Percy Bysshe Shelley’s “Ozymandias,” where a traveller recounts the sight of an ancient king’s broken, sand-swept statue, contains sublime reflections on the impermanence of power. And, perhaps most famously, his wife, Mary Shelley, penned the first science fiction novel, Frankenstein. Its subtitle, The Modern Prometheus, tells the tale of a man who tries to play God, ultimately being consumed by his own creation. In this tale, we find among the most harrowing warnings for our tech-obsessed society.

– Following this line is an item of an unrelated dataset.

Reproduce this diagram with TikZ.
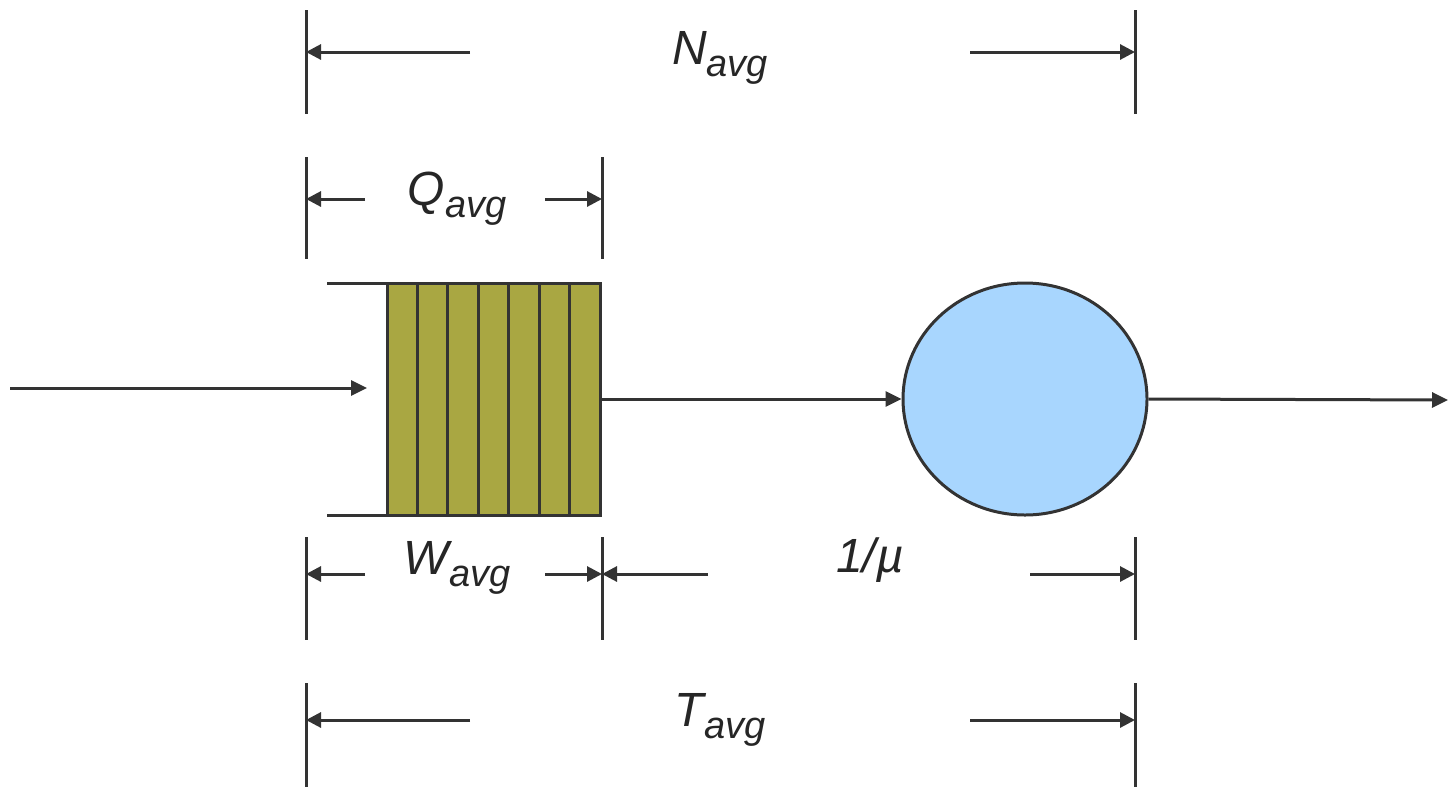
\documentclass[tikz,border=0pt]{standalone}
\usepackage{fontspec}
\setmainfont{Liberation Sans}
\usetikzlibrary{shapes.geometric, arrows.meta, positioning}

\definecolor{lineGray}{RGB}{51,51,51}
\definecolor{queueOlive}{RGB}{169,167,66}
\definecolor{serverBlue}{RGB}{168,214,254}

\newcommand{\dimlabel}[2]{\textit{\fontsize{48}{50}\selectfont #1\raisebox{-12pt}{\fontsize{38}{40}\selectfont #2}}}

\begin{document}
\begin{tikzpicture}[x=1pt, y=-1pt, color=lineGray,
        tick/.style={line width=3pt},
        dim/.style={-{Triangle[length=15pt,width=15pt]}, line width=3pt},
        flow/.style={-{Triangle[length=16pt,width=15pt]}, line width=3pt},
        lbl/.style={inner sep=0pt, text=black!85},
        queue/.style={rectangle, draw, fill=queueOlive, line width=3pt, outer sep=0pt,
            minimum width=213pt, minimum height=232pt, inner sep=0pt},
        server/.style={ellipse, draw, fill=serverBlue, line width=3pt,
            minimum width=244pt, minimum height=232pt, inner sep=0pt}
        ]
        \useasboundingbox (0,0) rectangle (1450,788);

        %% Queue and server
        \node[queue] (Q) at (493.5,399) {};
        \foreach \i in {1,...,6}
            \draw[tick] (387+\i*30.43,283) -- (387+\i*30.43,515);
        \draw[tick] (327,283) -- (Q.north west);
        \draw[tick] (327,515) -- (Q.south west);
        \node[server] (S) at (1025,399) {};

        %% Flow
        \coordinate (src) at (10,388);
        \coordinate (inEnd) at (367,388);
        \coordinate (sink) at (1448,400);
        \draw[flow] (src) -- (inEnd);
        \draw[flow] (Q.east) -- (S.west);
        \draw[flow] (S.east) -- (sink);

        %% Ticks
        \draw[tick] (306,10)   -- (306,114);
        \draw[tick] (1135,10)  -- (1135,114);
        \draw[tick] (306,157)  -- (306,259);
        \draw[tick] (602,157)  -- (602,259);
        \draw[tick] (306,537)  -- (306,640);
        \draw[tick] (602,537)  -- (602,640);
        \draw[tick] (1135,537) -- (1135,640);
        \draw[tick] (306,683)  -- (306,787);
        \draw[tick] (1135,683) -- (1135,787);

        %% ---- N_avg ----
        \coordinate (nL) at (306,52);   \coordinate (nLs) at (470,52);
        \coordinate (nR) at (1135,52);  \coordinate (nRs) at (970,52);
        \draw[dim] (nLs) -- (nL);
        \draw[dim] (nRs) -- (nR);
        \node[lbl] (nLbl) at (720,58) {\dimlabel{N}{avg}};

        %% ---- Q_avg ----
        \coordinate (qL) at (306,199);  \coordinate (qLs) at (365,199);
        \coordinate (qR) at (602,199);  \coordinate (qRs) at (545,199);
        \draw[dim] (qLs) -- (qL);
        \draw[dim] (qRs) -- (qR);
        \node[lbl] (qLbl) at (457,199) {\dimlabel{Q}{avg}};

        %% ---- W_avg ----
        \coordinate (wL) at (306,574);  \coordinate (wLs) at (365,574);
        \coordinate (wR) at (602,574);  \coordinate (wRs) at (545,574);
        \draw[dim] (wLs) -- (wL);
        \draw[dim] (wRs) -- (wR);
        \node[lbl] (wLbl) at (457,568) {\dimlabel{W}{avg}};

        %% ---- 1/mu ----
        \coordinate (mL) at (602,574);  \coordinate (mLs) at (708,574);
        \coordinate (mR) at (1135,574); \coordinate (mRs) at (1030,574);
        \draw[dim] (mLs) -- (mL);
        \draw[dim] (mRs) -- (mR);
        \node[lbl] (mLbl) at (870,560) {\textit{\fontsize{48}{50}\selectfont 1/\textmu}};

        %% ---- T_avg ----
        \coordinate (tL) at (306,720);  \coordinate (tLs) at (470,720);
        \coordinate (tR) at (1135,720); \coordinate (tRs) at (970,720);
        \draw[dim] (tLs) -- (tL);
        \draw[dim] (tRs) -- (tR);
        \node[lbl] (tLbl) at (720,720) {\dimlabel{T}{avg}};

    \end{tikzpicture}
\end{document}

Sadly, the dominance of algorithmic entertainment and the looming threat of artificial general intelligence are shaping our world much like the Industrial Revolution remade the English countryside. To make sense of this increasingly senseless world, we will need the Romantics. We must look inside, yet not reduce ourselves to it. A new Cult of Reason is developing, one which casts away the bonds of human limitation and makes man’s scientific perfection the aim of technological innovation.
Conservatives would do well to recover the Romanticism of Burke: a vision that marvels at the natural world while holding man in his proper, humble place. A world that understands that our creations can not outstrip, nor should they presume to rival, the works of God.
We need a New Romanticism, a heartfelt reaction to the overzealousness of reason. Heart and mind must balance one another, not wage war for the souls of mankind.